Na primeira denúncia contra Temer, em junho, anotei que a Folha havia sido o único dos principais jornais a não utilizar o verbo "denunciar" -preferindo "acusar"- na manchete. Sua primeira página não teve o tratamento histórico que o momento exigia. Pela primeira vez, um presidente da República era denunciado por cometer crime no cargo.

Nesta segunda denúncia, a capa da Folha novamente se diferenciou dos outros jornais, não positivamente. Foi o único a destacar na capa a acusação de obstruir a Justiça, e não a de chefiar organização criminosa.

A aposta da manchete do jornal destoa da reportagem principal, que destacou as duas acusações ("Temer obstruiu investigação e chefiou quadrilha, diz Janot"). Análise de repórter especialista considerou que "a denúncia trata essencialmente de outro suposto crime: uma quadrilha de parlamentares comandada pelo presidente da República que usa alianças políticas 'como ferramenta para arrecadar propina'".

O secretário de Redação, Vinicius Mota, defende a opção. "Sobre a imputação de obstruir a Justiça, não há dúvida de que se refere a atos praticados no exercício do mandato presidencial, condição necessária para um presidente da República ser processado, de acordo com a Constituição. Daí a opção pelo destaque na manchete.

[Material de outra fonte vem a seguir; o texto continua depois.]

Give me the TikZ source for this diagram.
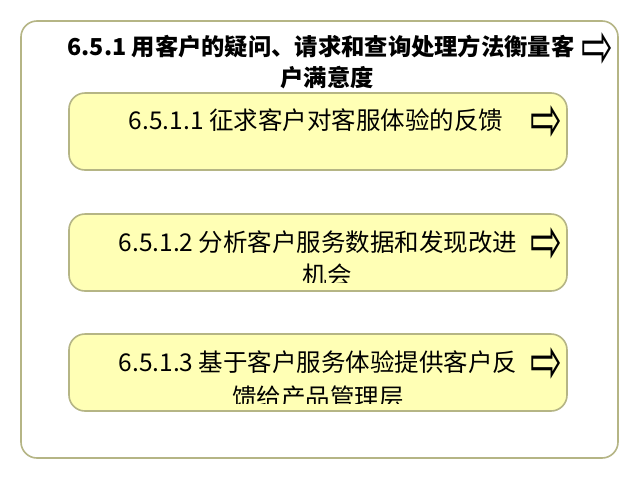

Sobre a imputação de organização criminosa, que elenca fatos ocorridos antes de Michel Temer assumir a Presidência, o verbo "integrar" sumariza com eficácia o teor das quase 200 páginas dedicadas a essa parte da denúncia, que detalham práticas alegadamente de conluio criminoso entre todos os sete acusados."

Em decisão rara, a Folha usou parte da manchete para a defesa do presidente, no mesmo enunciado em que o acusava. Considero essencial que o jornal se empenhe em dar espaço e destaque para manifestação de acusados, ainda mais se tratando do presidente da República.

Leitores perguntaram à ombudsman se a Folha estava defendendo Temer. Não há caso equivalente que tenha encontrado em manchetes envolvendo Lula, Eduardo Cunha ou Renan Calheiros, para citar um ex-presidente e dois ex-presidentes de casas legislativas.

Mota diz que "o outro lado é pedra angular do jornalismo praticado pela Folha e, no enunciado da manchete, cumpriu a função de expor a linha de defesa contra uma acusação que, embora grave, não apresentou fatos relevantes novos."

As questões aqui expostas podem parecer filigranas para o leitor, mas são fundamentais na construção de práticas jornalísticas equilibradas, apartidárias e críticas. Trata-se da vitrine do jornal.

A excelência numa linha de conduta editorial e investigativa revelará quão essencial é para o leitor. São as flechas certeiras que farão a diferença no bambuzal das notícias.